Prop. 8 ruling: The legal path ahead

Tuesday’s federal court ruling declaring Proposition 8 unconstitutional can be easily explained: There is no legitimate government interest in prohibiting same-sex marriages. It is for this reason that the Supreme Court is likely to affirm the U.S. 9th Circuit Court of Appeals and hold that the denial of marriage equality to gays and lesbians violates the U.S. Constitution.

In one sense, the 9th Circuit ruled narrowly, holding only that Proposition 8 was unconstitutional because it rescinded an existing right in the state. In another sense, though, the reasoning of the court stands for a broader proposition: The ban on marriage equality for gays and lesbians serves no legitimate government interest. Under this reasoning — though it was not the holding of the case — any law denying marriage equality would be unconstitutional.

Laws that discriminate against individuals must, at the very least, serve a legitimate government purpose. The 9th Circuit found no such compelling purpose in a California ballot initiative that rescinded the right of gays and lesbians to marry. Instead, the court concluded, the reasoning behind the law could be explained only as impermissible animus.

PHOTOS: Prop. 8 ruling


One contention frequently made is that marriage, by definition, is between a man and a woman. But this is not an argument; it is just a definition. Certainly marriage can be defined this way, but it also can be defined to include same-sex couples exchanging the same vows, going through the same rituals and receiving the same benefits. Nor is the long tradition of defining marriage as requiring two members of the opposite sex a reason for refusing to recognize same-sex marriages. For the first 170 years of American history, Southern states, such as Virginia, had laws prohibiting interracial marriage.

One argument made by supporters of Proposition 8 to the 9th Circuit was that marriage is inherently about procreation. But this is wrong because heterosexual couples can marry even if one or both of the partners is physically incapable of having children or if they do not wish to do so. Moreover, many same-sex couples have children, whether by adoption, surrogacy or artificial insemination.

The argument is made that children are psychologically better off with two parents of the opposite sex than with two parents of the same sex. There is no evidence to support this assertion, but it also completely misses the point. The debate is not over whether gay and lesbian couples should have children; they, of course, will do so or not for the same reasons that heterosexual couples decide whether to reproduce.

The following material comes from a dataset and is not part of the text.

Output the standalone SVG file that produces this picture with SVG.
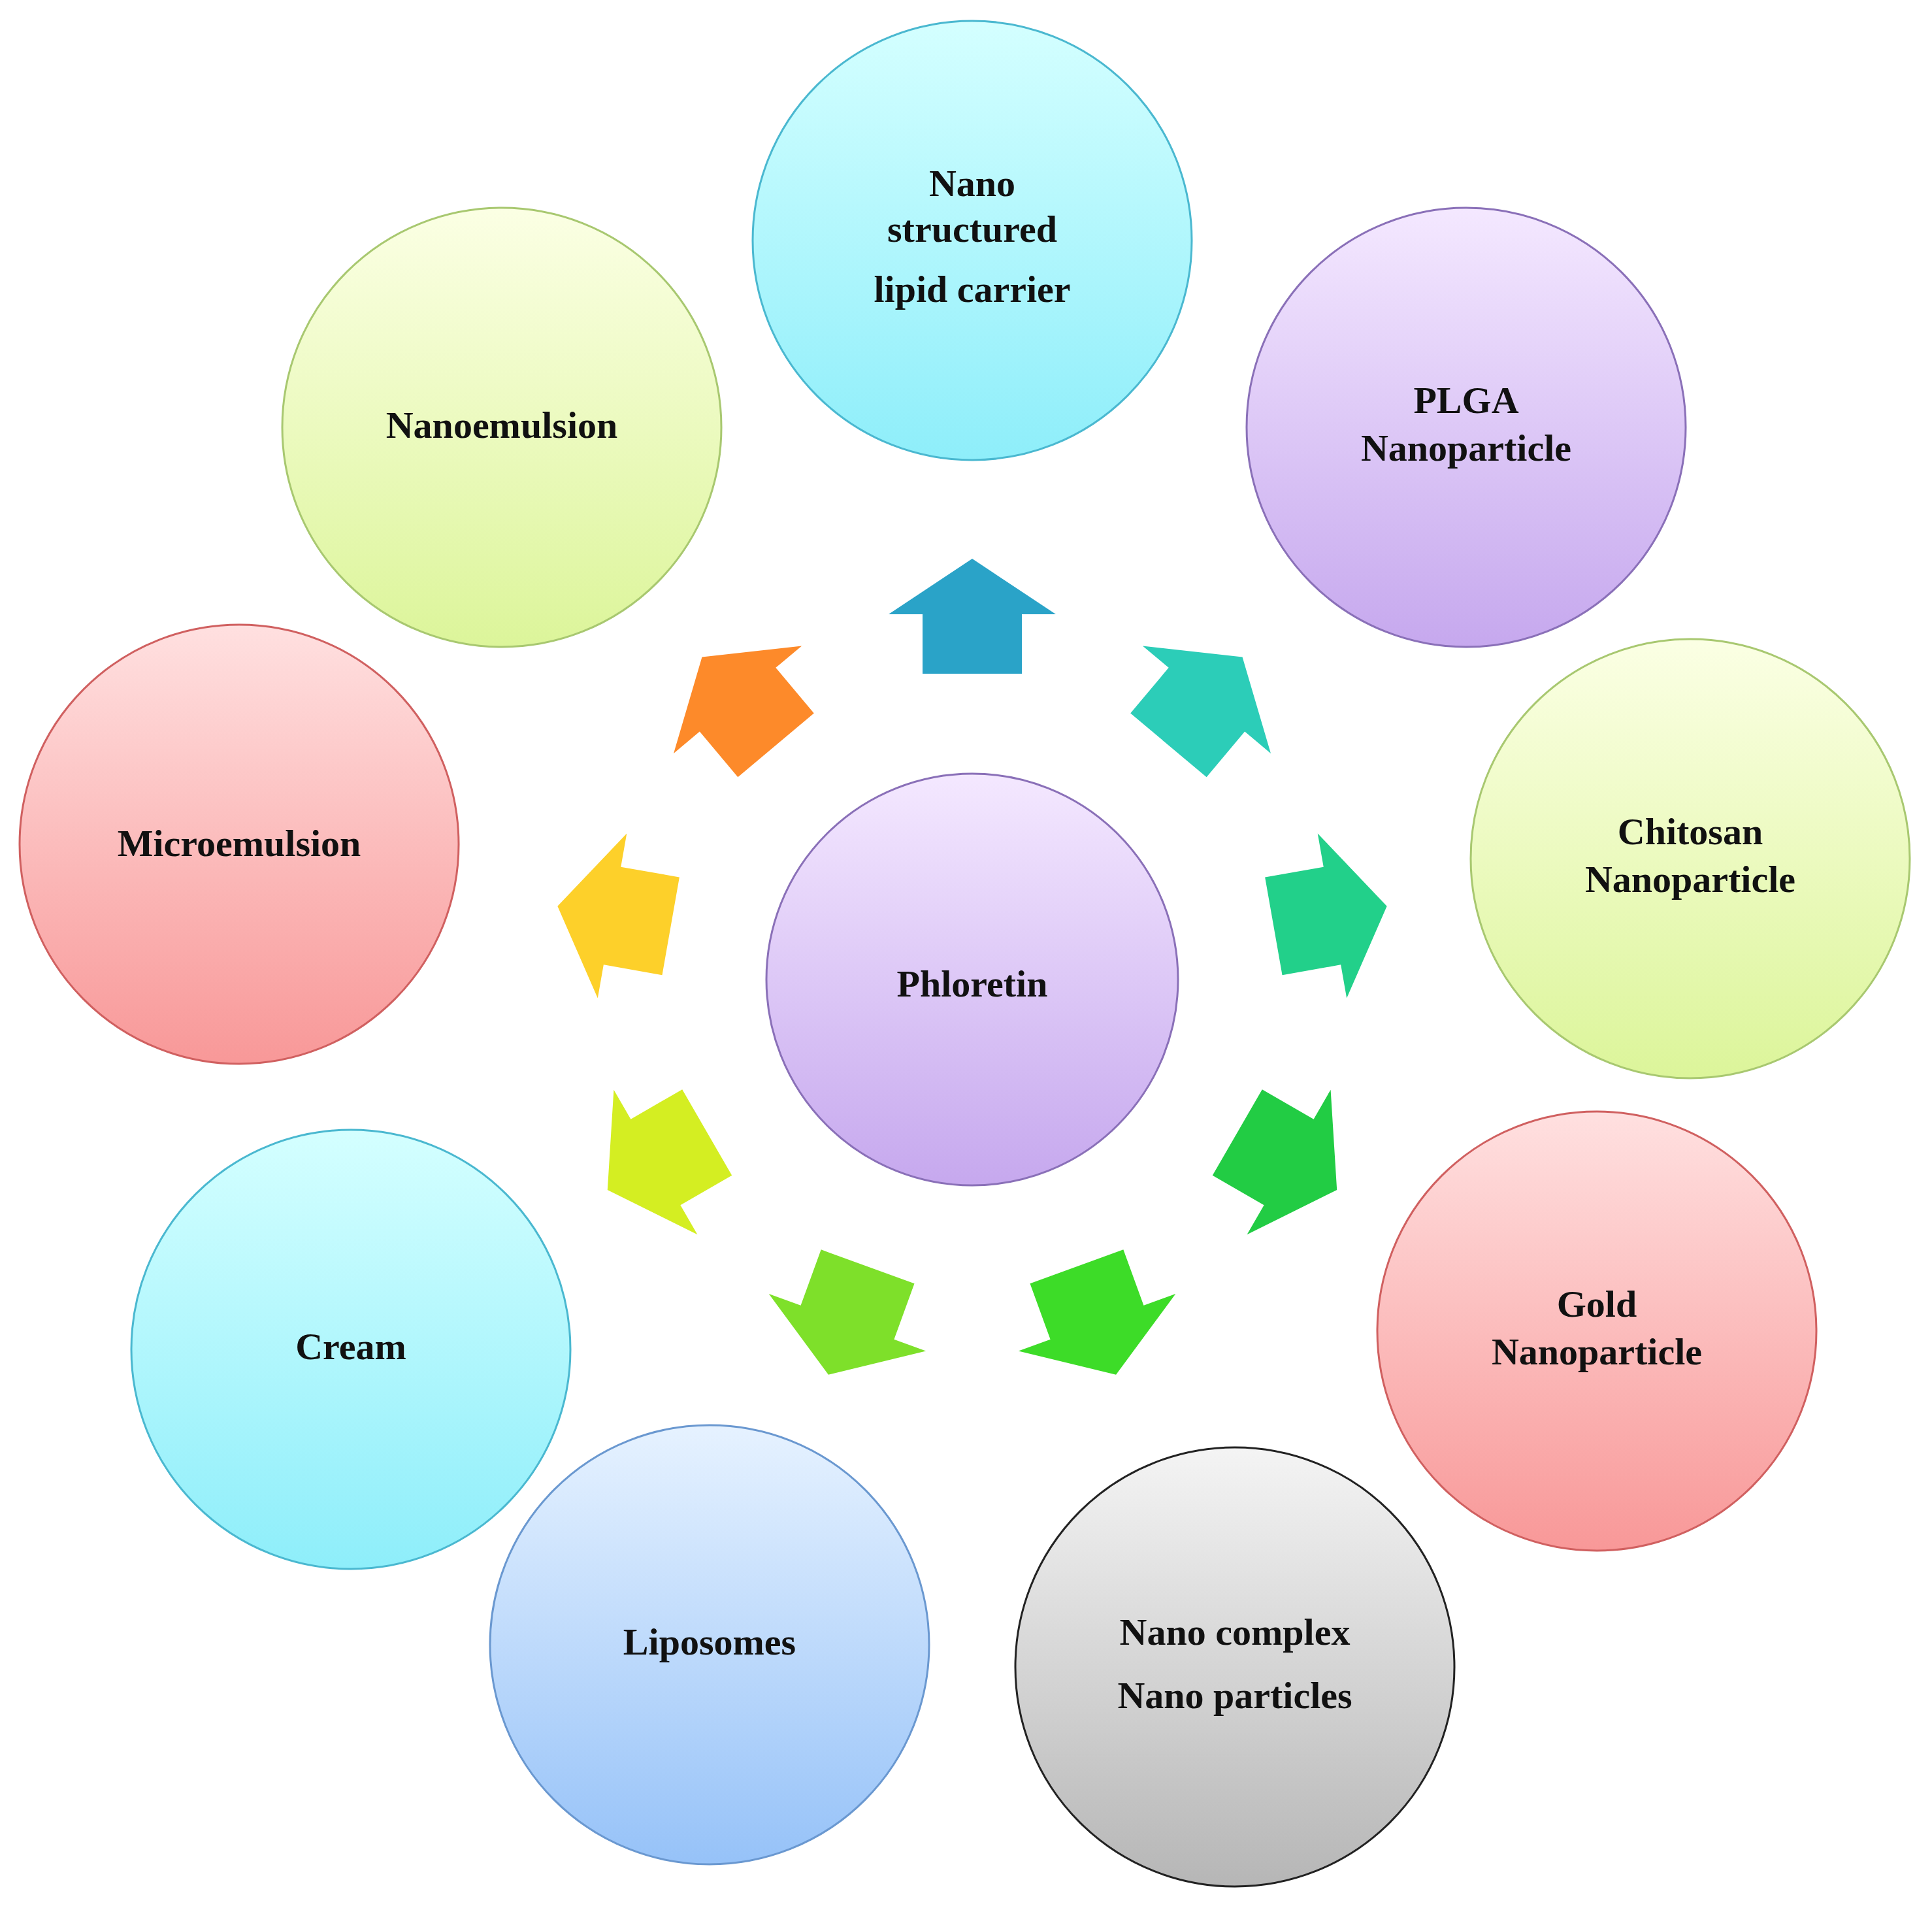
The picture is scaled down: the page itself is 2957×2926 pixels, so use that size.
<svg xmlns="http://www.w3.org/2000/svg" width="2957" height="2926" viewBox="0 0 2957 2926">
<defs>
<linearGradient id="cy" x1="0" y1="0" x2="0" y2="1"><stop offset="0" stop-color="#d4ffff"/><stop offset="1" stop-color="#8eeefa"/></linearGradient>
<linearGradient id="pu" x1="0" y1="0" x2="0" y2="1"><stop offset="0" stop-color="#f4e8ff"/><stop offset="1" stop-color="#c6a8ee"/></linearGradient>
<linearGradient id="li" x1="0" y1="0" x2="0" y2="1"><stop offset="0" stop-color="#fbffe4"/><stop offset="1" stop-color="#dcf59a"/></linearGradient>
<linearGradient id="re" x1="0" y1="0" x2="0" y2="1"><stop offset="0" stop-color="#ffe0e0"/><stop offset="1" stop-color="#f89898"/></linearGradient>
<linearGradient id="gr" x1="0" y1="0" x2="0" y2="1"><stop offset="0" stop-color="#f4f4f4"/><stop offset="1" stop-color="#b6b6b6"/></linearGradient>
<linearGradient id="bl" x1="0" y1="0" x2="0" y2="1"><stop offset="0" stop-color="#e6f2ff"/><stop offset="1" stop-color="#96c2f8"/></linearGradient>
<path id="arr" d="M-76,88 L-76,-3 L-128,-3 L0,-88 L128,-3 L76,-3 L76,88 Z"/>
</defs>
<style>
circle{stroke-width:3}
text{font-family:"Liberation Serif",serif;font-weight:bold;font-size:58px;text-anchor:middle;fill:#111}
</style>
<rect width="2957" height="2926" fill="#fff"/>
<g id="connectors">
<use href="#arr" fill="#2aa3c8" transform="translate(1488,943) rotate(0)"/>
<use href="#arr" fill="#2ccdb8" transform="translate(1845,1073) rotate(40)"/>
<use href="#arr" fill="#22d08a" transform="translate(2036,1402) rotate(80)"/>
<use href="#arr" fill="#22cc44" transform="translate(1970,1777) rotate(120)"/>
<use href="#arr" fill="#3ddc28" transform="translate(1678,2021) rotate(160)"/>
<use href="#arr" fill="#7ee02a" transform="translate(1298,2021) rotate(200)"/>
<use href="#arr" fill="#d4ee22" transform="translate(1006,1777) rotate(240)"/>
<use href="#arr" fill="#fdd02a" transform="translate(940,1402) rotate(280)"/>
<use href="#arr" fill="#fd8a2a" transform="translate(1131,1073) rotate(320)"/>
</g>
<g id="center"><circle cx="1488" cy="1499" r="315" fill="url(#pu)" stroke="#8a70b8"/><text x="1488" y="1525" font-size="98">Phloretin</text></g>
<g id="nlc"><circle cx="1488" cy="368" r="336" fill="url(#cy)" stroke="#4ab8d0"/><text x="1488" y="300">Nano</text><text x="1488" y="370">structured</text><text x="1488" y="462">lipid carrier</text></g>
<g id="plga"><circle cx="2244" cy="654" r="336" fill="url(#pu)" stroke="#8a70b8"/><text x="2244" y="632">PLGA</text><text x="2244" y="705">Nanoparticle</text></g>
<g id="chitosan"><circle cx="2587" cy="1314" r="336" fill="url(#li)" stroke="#a8c870"/><text x="2587" y="1292">Chitosan</text><text x="2587" y="1365">Nanoparticle</text></g>
<g id="gold"><circle cx="2444" cy="2037" r="336" fill="url(#re)" stroke="#d06060"/><text x="2444" y="2015">Gold</text><text x="2444" y="2088">Nanoparticle</text></g>
<g id="complex"><circle cx="1890" cy="2551" r="336" fill="url(#gr)" stroke="#222"/><text x="1890" y="2517">Nano complex</text><text x="1890" y="2614">Nano particles</text></g>
<g id="liposomes"><circle cx="1086" cy="2517" r="336" fill="url(#bl)" stroke="#6a98d0"/><text x="1086" y="2532">Liposomes</text></g>
<g id="cream"><circle cx="537" cy="2065" r="336" fill="url(#cy)" stroke="#4ab8d0"/><text x="537" y="2080">Cream</text></g>
<g id="micro"><circle cx="366" cy="1292" r="336" fill="url(#re)" stroke="#d06060"/><text x="366" y="1310">Microemulsion</text></g>
<g id="nano"><circle cx="768" cy="654" r="336" fill="url(#li)" stroke="#a8c870"/><text x="768" y="670">Nanoemulsion</text></g>
</svg>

Marriage is defended as a crucial social institution because it increases the likelihood of stable relationships, which are best for raising children. Children in same-sex households thus benefit from the stability marriage provides in the same way it is thought that marriage is best for raising children when there are heterosexual parents.

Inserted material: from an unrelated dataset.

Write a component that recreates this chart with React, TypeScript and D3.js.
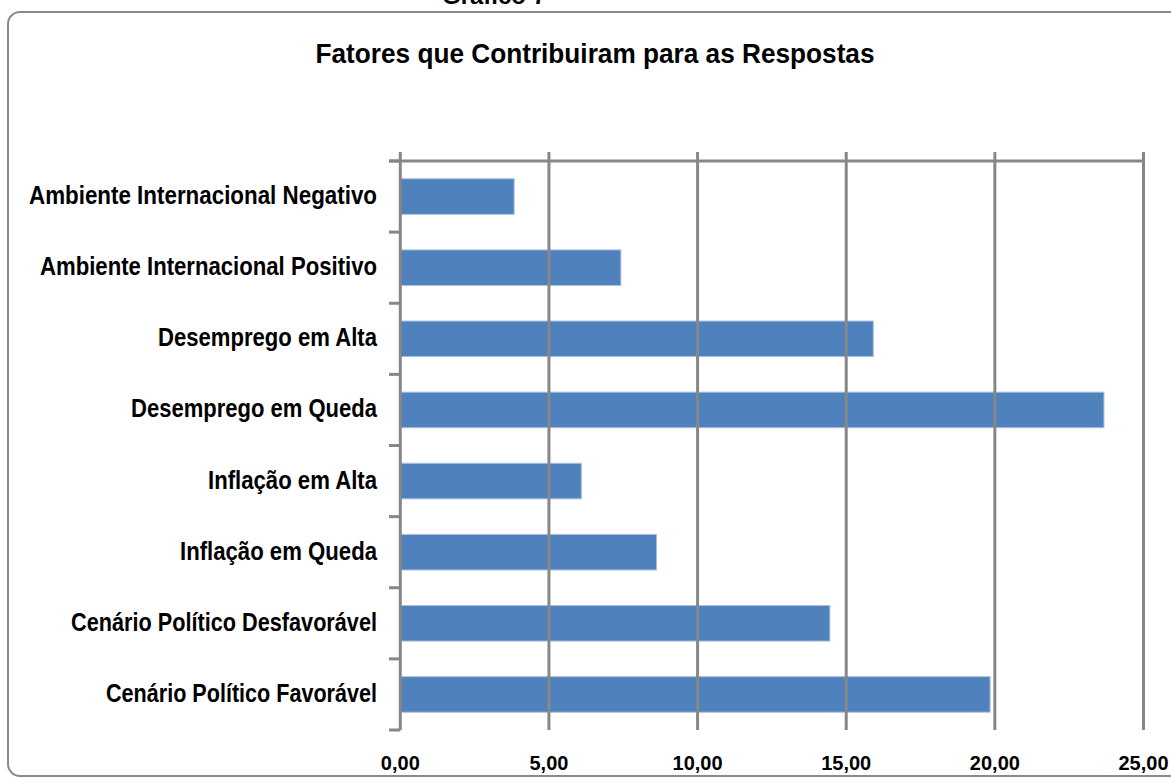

Opponents of marriage equality say that allowing it will weaken the institution of marriage and thus be harmful to society. But in all the dozens of debates I’ve participated in about the subject, no one has ever explained in terms that made sense how allowing gays and lesbians to marry adversely affects heterosexual marriages. Allowing interracial marriages did nothing to weaken the institution of marriage and did not lead to allowing polygamy or incestuous marriages.

One central criticism of the 9th Circuit’s decision is that it was wrong for the court to substitute its decision for that of the voters. However, it is a crucial judicial role to interpret the Constitution and to remedy unjust discrimination and violations of rights. It was not impermissible judicial activism when the Supreme Court invalidated laws prohibiting interracial marriage, and it is equally appropriate for courts to declare unconstitutional laws rescinding the right to same-sex marriage.


What will the Supreme Court do on this issue if it decides to review the case? Everyone on both sides of the issue expects that it will be a 5-4 decision with Justice Anthony Kennedy in the majority. In predicting his vote, it must be remembered that there have been two Supreme Court cases in history advancing rights for gays and lesbians; both were written by Kennedy. And both emphasized the absence of a legitimate government purpose for discriminating based on sexual orientation. From these opinions, it is easy to see him coming to exactly the same conclusion as the 9th Circuit: There is no legitimate interest served by rescinding the right to marriage equality in California.


No doubt many are offended by the idea of same-sex marriage. But, of course, those who don’t like the idea of same-sex marriage don’t have to marry someone of the same sex.

Erwin Chemerinsky is dean of the UC Irvine School of Law.